The narrow river canyons upstream from here have a long and bloody past.
As the Salish, Nez Perce and other western mountain Indian tribes passed through these canyons enroute to buffalo hunting grounds east of the Rocky Mountains, they were often ambushed by raiding parties from the Blackfeet, Hidatsa and other more aggressive eastern plains Indians. Captain Lewis wrote in his journals:
"all the nations... on the west side of the mountains... & who visit the plains of the Missouri... pass by this route".

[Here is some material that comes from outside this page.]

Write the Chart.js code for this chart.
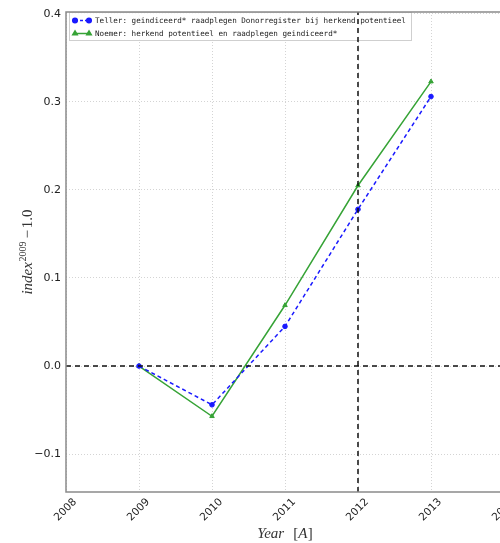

On July 4th, 1806, just a few miles downstream, six Nez Perce Indian guides would travel no further into what is now the Missoula Valley. They warned Captain Lewis that his life and the lives of his nine men were in grave danger if they insisted on travelling east, to the great falls of the Missouri River. Luckily, Lewis and his band of men passed safely through the confined canyons, but many other travelers were not as fortunate.
After Lewis & Clark
By the 1820s, the local French-Canadian trappers were calling the dangerous canyons to the east Porte d'Enfer, meaning Gates of Hell or Hell's Gate, and the stream running through it, the Hell Gate River. By 1860, the valley's main trading post and village was also named Hell Gate. But four years later, the town moved to its present location and the name was quietly changed to the more civilized Missoula Mills, and then just Missoula.
Over a century later, the Hell Gate term is still being used by local businesses. organizations, and two schools - Hellgate Elementary and Hellgate High School.